Wedoany.com Report, On March 4, 2026, Allegro MicroSystems, Inc., located in Manchester, New Hampshire, USA, announced the launch of the Hall-effect current sensor ACS37017. This high-precision magnetic current sensor is designed to meet the higher demands for power conversion efficiency in AI data centers, electric vehicles, and clean energy systems. With a typical sensitivity error of 0.55%, it provides a high-accuracy power sensing solution.

The ACS37017 is factory-calibrated, integrating high-voltage isolation and an advanced sensing architecture to ensure stable performance throughout its entire lifecycle and across operating temperature ranges. This product, together with Allegro's other two sensors, the ACS37100 and ACS37200, forms a comprehensive product matrix targeting speed, power density, and accuracy. The ACS37100, based on XtremeSense™ TMR technology, offers a 10 MHz bandwidth and is suitable for high-speed switching platforms. The ACS37200 excels in power density with its 50µΩ ultra-low conductor resistance.

Matt Hein, Director of the Current Sensor Product Line at Allegro MicroSystems, stated, "Our goal is to provide engineers with precise tools. The ACS37100 is suitable for fast fault detection, the ACS37200 optimizes space utilization, and the ACS37017 focuses on high-precision applications.
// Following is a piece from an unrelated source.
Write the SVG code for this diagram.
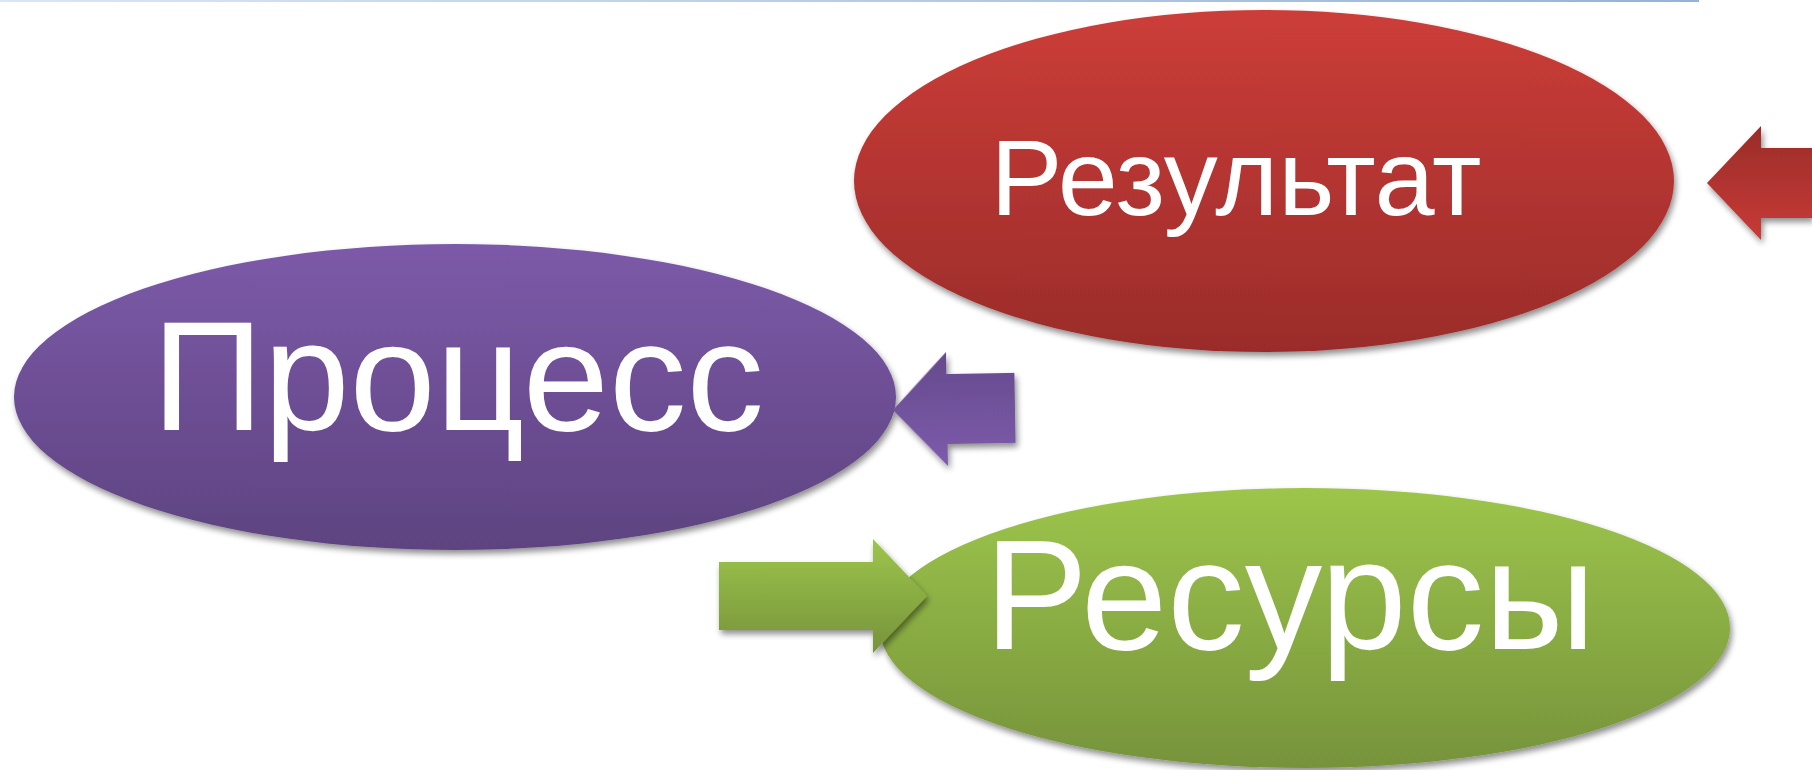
<svg xmlns="http://www.w3.org/2000/svg" width="1812" height="770" viewBox="0 0 1812 770">
  <defs>
    <linearGradient id="gPurple" x1="0" y1="0" x2="0" y2="1">
      <stop offset="0" stop-color="#7c5aa9"/>
      <stop offset="1" stop-color="#5e4380"/>
    </linearGradient>
    <linearGradient id="gPurpleR" x1="0" y1="0" x2="0" y2="1">
      <stop offset="0" stop-color="#654a8c"/>
      <stop offset="1" stop-color="#7d5bab"/>
    </linearGradient>
    <linearGradient id="gRed" x1="0" y1="0" x2="0" y2="1">
      <stop offset="0" stop-color="#cc3d38"/>
      <stop offset="1" stop-color="#9a2c2a"/>
    </linearGradient>
    <linearGradient id="gRedR" x1="0" y1="0" x2="0" y2="1">
      <stop offset="0" stop-color="#992c29"/>
      <stop offset="1" stop-color="#c83b37"/>
    </linearGradient>
    <linearGradient id="gGreen" x1="0" y1="0" x2="0" y2="1">
      <stop offset="0" stop-color="#9dc54b"/>
      <stop offset="1" stop-color="#76933b"/>
    </linearGradient>
    <linearGradient id="gLine" x1="0" y1="0" x2="1" y2="0">
      <stop offset="0" stop-color="#dbe6f3"/>
      <stop offset="1" stop-color="#95b3d7"/>
    </linearGradient>
    <filter id="shadow" x="-10%" y="-10%" width="120%" height="130%">
      <feGaussianBlur in="SourceAlpha" stdDeviation="3"/>
      <feOffset dx="2" dy="4" result="b"/>
      <feComponentTransfer><feFuncA type="linear" slope="0.45"/></feComponentTransfer>
      <feMerge><feMergeNode/><feMergeNode in="SourceGraphic"/></feMerge>
    </filter>
    <style>
      .lbl { font-family: "Liberation Sans", Arial, sans-serif; fill: #ffffff; text-anchor: middle; }
    </style>
  </defs>
  <rect x="0" y="0" width="1812" height="770" fill="#ffffff"/>
  <rect x="0" y="0" width="1699" height="2" fill="url(#gLine)"/>

  <g id="node-process">
    <ellipse cx="455" cy="397" rx="441" ry="153" fill="url(#gPurple)" filter="url(#shadow)"/>
    <text class="lbl" x="458" y="430" font-size="155">Процесс</text>
  </g>
  <g id="node-result">
    <ellipse cx="1264" cy="181" rx="410" ry="171" fill="url(#gRed)" filter="url(#shadow)"/>
    <text class="lbl" x="1236" y="215" font-size="108">Результат</text>
  </g>
  <g id="node-resources">
    <ellipse cx="1305" cy="628" rx="425" ry="140" fill="url(#gGreen)" filter="url(#shadow)"/>
    <text class="lbl" x="1290" y="649" font-size="155">Ресурсы</text>
  </g>

  <g id="connectors">
    <polygon points="1707,183 1761,126 1761,148 1812,148 1812,218 1761,218 1761,240" fill="url(#gRedR)" filter="url(#shadow)"/>
    <polygon transform="rotate(-1 893 410)" points="893,410 947,353 947,375 1015,375 1015,445 947,445 947,467" fill="url(#gPurpleR)" filter="url(#shadow)"/>
    <polygon points="927,596 873,539 873,562 719,562 719,630 873,630 873,653" fill="url(#gGreen)" filter="url(#shadow)"/>
  </g>
</svg>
We are committed to delivering leading sensing technology across all key areas." This high-precision magnetic current sensor employs a proprietary compensation architecture that effectively addresses drift issues caused by temperature changes or aging in traditional sensors, thereby improving long-term stability.

Furthermore, the ACS37017 simplifies system design by integrating a non-proportional voltage reference, eliminating the need for external precision components and reducing cost and layout complexity. Its compact packaging and high-voltage isolation features further enhance its applicability in electric vehicles and industrial systems. The launch of this high-precision magnetic current sensor provides more reliable feedback signals for high-voltage power conversion systems, supporting more efficient control loop operation.